# Soldering thin wires



## Bwells (Mar 30, 2014)

I am going to need to solder and heat shrink a lot of wires that are 30-32 gauge. They need to be a straight splice and not a butt splice. I tried the old "rat tail" I learned 50 years ago and it wasn't going to happen with this fine of wire. I consider these to be hair like and was wondering if anyone has a way of accomplishing this. Thanks


----------



## gregc (Apr 25, 2015)

by rat tail, I assume you mean twisted, and by butt splice I assume you mean end-to-end. Neither sound good to me. 

I would just align the wires side-by-side and solder them. The image shows stranded wire. your wire is a single strand.

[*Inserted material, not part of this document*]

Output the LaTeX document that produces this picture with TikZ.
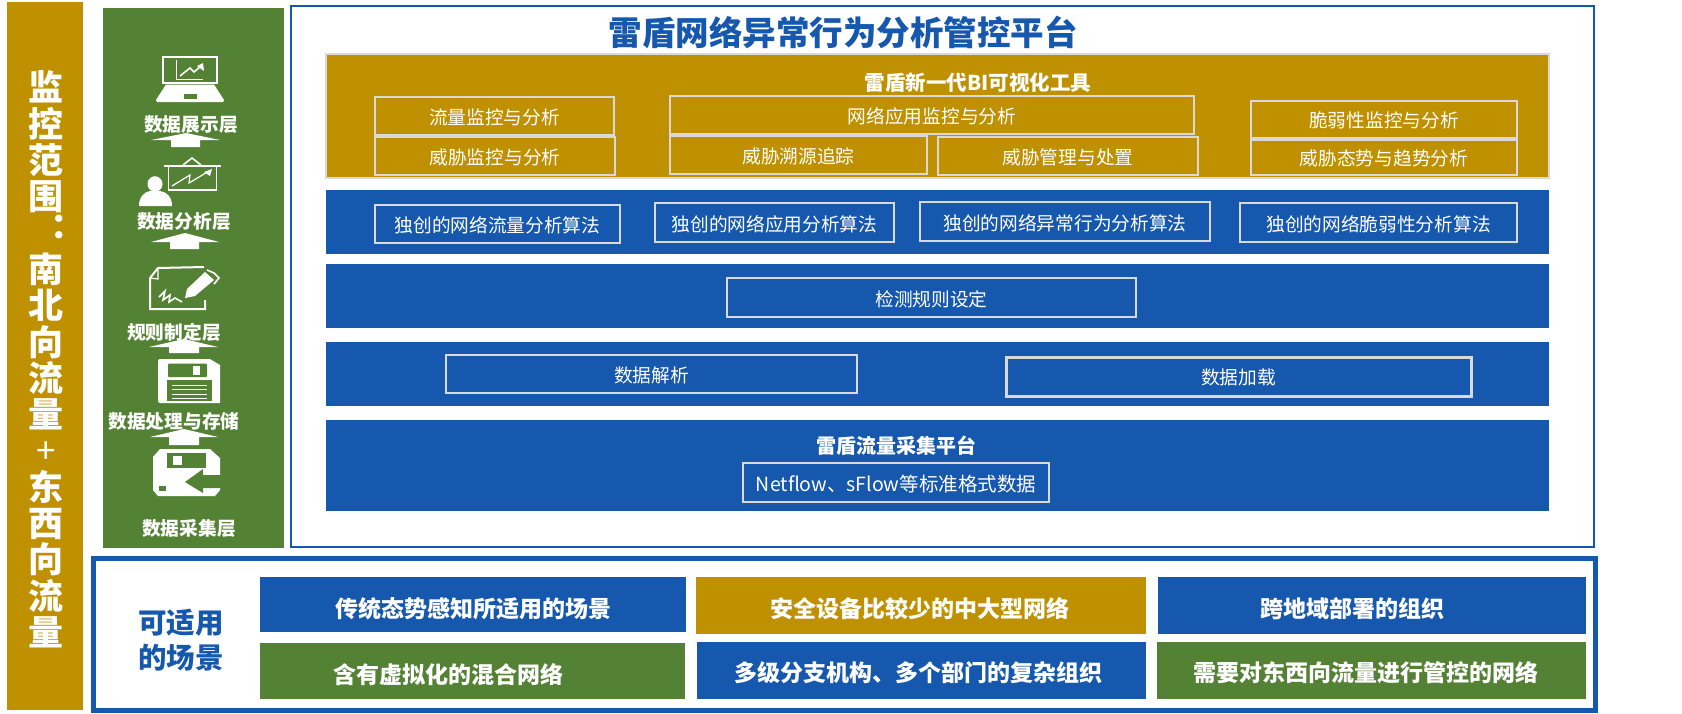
\documentclass[tikz,border=0pt]{standalone}
\usepackage{fontspec}
\setmainfont{Noto Sans CJK SC}
\definecolor{bblue}{HTML}{1658AE}
\definecolor{ggreen}{HTML}{548235}
\definecolor{ggold}{HTML}{BF9000}
\definecolor{ggrey}{HTML}{D9D9D9}
\newcommand\fsz[1]{\fontsize{#1}{#1}\selectfont}
\newcommand\bx[7]{%
  \pgfmathsetmacro\bw{#4-#2}\pgfmathsetmacro\bh{#5-#3}%
  \pgfmathsetmacro\bcx{(#2+#4)/2}\pgfmathsetmacro\bcy{(#3+#5)/2}%
  \node (#1) [#6,minimum width=\bw pt,minimum height=\bh pt] at (\bcx,\bcy) {#7};}
\newcommand\uparr[8]{\fill[white] (#1,#2) -- (#4,#5) -- (#7,#5) -- (#7,#8) -- (#6,#8) -- (#6,#5) -- (#3,#5) -- cycle;}
% shift a line of text right by #1 and down by #2 inside its box
\newcommand\shf[3]{\hspace*{#1pt}\hspace*{#1pt}\raisebox{-#2pt}{#3}}
\tikzset{
  x=1pt,y=-1pt,
  boxbase/.style={inner sep=0pt,outer sep=0pt,align=center,execute at begin node={\rule[-.1em]{0pt}{1.12em}}},
  band/.style={boxbase,fill=bblue,draw=none},
  inbox/.style={boxbase,draw=ggrey,line width=2pt,text=white,font=\fsz{18.7}},
  head/.style={boxbase,text=white,font=\bfseries\fsz{20.5}},
  scen/.style={boxbase,text=white,font=\bfseries\fsz{23}},
  layer/.style={boxbase,text=white,font=\bfseries\fsz{18.7}},
  iconl/.style={draw=white,line width=1.6pt,fill=none},
}
\begin{document}
\begin{tikzpicture}
\useasboundingbox (0,0) rectangle (1682,713);
\fill[white] (0,0) rectangle (1682,713);
% left column
\bx{scope}{7}{2}{83}{710}{fill=ggold,inner sep=0pt}{}
\node (scopetxt) [inner sep=0pt,align=center,text=white,font=\bfseries\fontsize{35}{36.3}\selectfont] at (46,359.5)
 {监\\控\\范\\围\\\makebox[0pt]{\hspace*{44pt}\raisebox{8pt}{：}}\\南\\北\\向\\流\\量\\{\mdseries +}\\东\\西\\向\\流\\量};
% layers panel
\bx{layers}{103}{8}{284}{548}{fill=ggreen,inner sep=0pt}{}
% laptop
\draw[iconl] (163,57) rectangle (217,83);
\fill[white] (166,84.5) -- (214,84.5) -- (224,100) -- (223,102) -- (157,102) -- (156,100) -- cycle;
\fill[ggreen] (184,94) rectangle (197,99);
\draw[white,line width=.9pt] (176,60) -- (176,79) -- (203,79);
\draw[white,line width=1.6pt] (180,76) -- (190,68) -- (194,72) -- (201,66);
\fill[white] (203,63) -- (204,71) -- (197,66) -- cycle;
\node (l1) [layer] at (191,123) {数据展示层};
\uparr{186}{133}{151}{220}{140}{171}{200}{147}
% board + person
\draw[white,line width=2pt] (164,166) -- (221,166);
\draw[white,line width=1.6pt] (183,165) -- (192,158) -- (201,165);
\draw[iconl] (168.5,166) rectangle (216.5,190);
\draw[white,line width=1.2pt] (172,186) -- (190,175) -- (189,183) -- (209,171);
\fill[white] (212,169) -- (210,176) -- (204,172) -- cycle;
\fill[white] (155,184) ellipse (7.5 and 7.8);
\fill[white] (139,206) .. controls (139,197) and (144,192) .. (150,191) -- (160,191) .. controls (167,192) and (172,197) .. (172,206) -- cycle;
\node (l2) [layer] at (184,220) {数据分析层};
\uparr{185}{233}{151}{219}{242}{170}{199}{249}
% rule sheet + pen
\draw[white,line width=2pt] (205,300) -- (205,309) -- (150,309) -- (150,278) -- (158,268) -- (204,267);
\draw[white,line width=1.2pt] (150,278) -- (158,279) -- (158,268);
\draw[white,line width=1.6pt] (159,297) -- (165,291) -- (163,300) -- (170,295) -- (169,302) -- (175,298) -- (182,302);
\fill[white] (185,298) -- (187,289) -- (205,272) -- (214,280) -- (195,296) -- cycle;
\draw[white,line width=1.6pt] (207,270) -- (214,273) -- (219,278) -- (214,284);
\node (l3) [layer] at (174,331) {规则制定层};
\uparr{184}{339}{149}{218}{347}{169}{199}{353}
% floppy
\fill[white] (158,361) .. controls (158,360) and (159,359) .. (160,359) -- (210,359) -- (220,365) -- (220,403) -- (160,403) .. controls (159,403) and (158,402) .. (158,401) -- cycle;
\fill[ggreen,rounded corners=1pt] (168,363.5) rectangle (207,377);
\fill[white] (193,366) rectangle (200,375);
\fill[ggreen] (167,380) rectangle (212,401);
\foreach \ly in {385,389.5,394,398} \draw[white,line width=1pt] (172,\ly) -- (207,\ly);
\node (l4) [layer] at (174,420) {数据处理与存储};
\uparr{184}{429}{150}{218}{437}{169}{199}{445}
% floppy with arrow
\fill[white] (153,457) -- (160,449) -- (210,449) -- (220,458) -- (220,490) -- (215,496) -- (158,496) -- (153,490) -- cycle;
\fill[ggreen] (167,453) rectangle (206,468);
\fill[white] (173,456) rectangle (182,465);
\fill[ggreen] (159,486) rectangle (166,491);
\fill[ggreen] (185,482) -- (203,469) -- (203,475) -- (221,475) -- (221,488) -- (203,488) -- (203,493) -- cycle;
\node (l5) [layer] at (189,527) {数据采集层};
% main frame
\bx{main}{291.2}{6.2}{1594}{547}{draw=bblue,line width=2.4pt,fill=white,inner sep=0pt}{}
\node (title) [boxbase,text=bblue,font=\bfseries\fsz{33.5}] at (843,30.5) {雷盾网络异常行为分析管控平台};
% gold tier
\bx{goldt}{326}{54}{1549}{178}{fill=ggold,draw=ggrey,line width=2pt,inner sep=0pt}{}
\node (goldh) [head] at (978,81) {雷盾新一代BI可视化工具};
\bx{a1}{375}{97}{614}{135}{inbox}{流量监控与分析}
\bx{a2}{375}{137}{615}{175}{inbox}{威胁监控与分析}
\bx{a3}{670}{96}{1194}{134}{inbox}{网络应用监控与分析}
\bx{a4}{670}{136}{927}{174}{inbox}{威胁溯源追踪}
\bx{a5}{938}{136.5}{1198}{175}{inbox}{威胁管理与处置}
\bx{a6}{1251}{101}{1517}{137.5}{inbox}{脆弱性监控与分析}
\bx{a7}{1251}{139.5}{1517}{175}{inbox}{威胁态势与趋势分析}
% blue tiers
\bx{b1}{326}{190}{1549}{254}{band}{}
\bx{b2}{326}{264}{1549}{328}{band}{}
\bx{b3}{326}{342}{1549}{406}{band}{}
\bx{b4}{326}{420}{1549}{511}{band}{}
\bx{c1}{375}{205}{620}{243}{inbox}{独创的网络流量分析算法}
\bx{c2}{655}{203}{894}{242}{inbox}{独创的网络应用分析算法}
\bx{c3}{920}{202}{1210}{241}{inbox}{独创的网络异常行为分析算法}
\bx{c4}{1240}{203}{1517}{242}{inbox}{独创的网络脆弱性分析算法}
\bx{d1}{727}{278}{1136}{317}{inbox}{检测规则设定}
\bx{e1}{446}{355}{857}{393}{inbox}{数据解析}
\bx{e2}{1006}{357}{1471}{396}{inbox,line width=3pt}{\shf{0}{-1}{数据加载}}
\node (fh) [head,font=\bfseries\fsz{20}] at (896,444) {雷盾流量采集平台};
\bx{f1}{743}{463}{1049}{502}{inbox,font=\fsz{19.5}}{Netflow、sFlow等标准格式数据}
% scenarios
\bx{sframe}{93.5}{558.5}{1595.5}{710.5}{draw=bblue,line width=5pt,fill=white,inner sep=0pt}{}
\node (stitle) [boxbase,text=bblue,font=\bfseries\fsz{28.5}] at (181,620.5) {可适用};
\node (stitleb) [boxbase,text=bblue,font=\bfseries\fsz{28.5}] at (181,655) {的场景};
\bx{s1}{260}{577}{686}{632}{scen,fill=bblue}{\shf{0}{4.5}{传统态势感知所适用的场景}}
\bx{s2}{696}{577}{1146}{634}{scen,fill=ggold}{\shf{-1.5}{3.5}{安全设备比较少的中大型网络}}
\bx{s3}{1158}{577}{1586}{634}{scen,fill=bblue}{\shf{-20}{3.5}{跨地域部署的组织}}
\bx{s4}{260}{643}{685}{699}{scen,fill=ggreen}{\shf{-24.5}{3}{含有虚拟化的混合网络}}
\bx{s5}{697}{642}{1146}{699}{scen,fill=bblue}{\shf{-3}{0}{多级分支机构、多个部门的复杂组织}}
\bx{s6}{1157}{642}{1586}{699}{scen,fill=ggreen}{\shf{-6}{0}{需要对东西向流量进行管控的网络}}
\end{tikzpicture}
\end{document}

presumably 1/16 shrink wrap is needed. But for think wire, I've also tried putting multiple wires on a single piece of electrical tape with an overlapping 2nd piece, instead of individually wrapping each wire.


----------



## gunrunnerjohn (Nov 10, 2010)

That's exactly how I do them. I just tin both wires first, then hold them as shown and touch a soldering iron to them. I use really small heat-shrink to cover them, I'm not remotely a fan of electrical tape.


----------



## DonR (Oct 18, 2012)

The key words in GRJ's post are TIN BOTH WIRES FIRST.
An absolute. Then, I take a tiny dab of solder on the
tip of the iron. A deft touch will then make the 'weld'.
Pause, then test for mechanical 'hold'.

Don


----------



## Ml-toys (Dec 19, 2013)

DonR said:


> The key words in GRJ's post are TIN BOTH WIRES FIRST.
> An absolute. Then, I take a tiny dab of solder on the
> tip of the iron. A deft touch will then make the 'weld'.
> Pause, then test for mechanical 'hold'.
> ...


After doing electronics assembly for roughly 20 years total the above is the best way of doing it.
A set of helping hands is a nice thing to have too.


----------



## Bwells (Mar 30, 2014)

I do have a set of helping hands so I'll give your idea a shot. Thanks for the help.


----------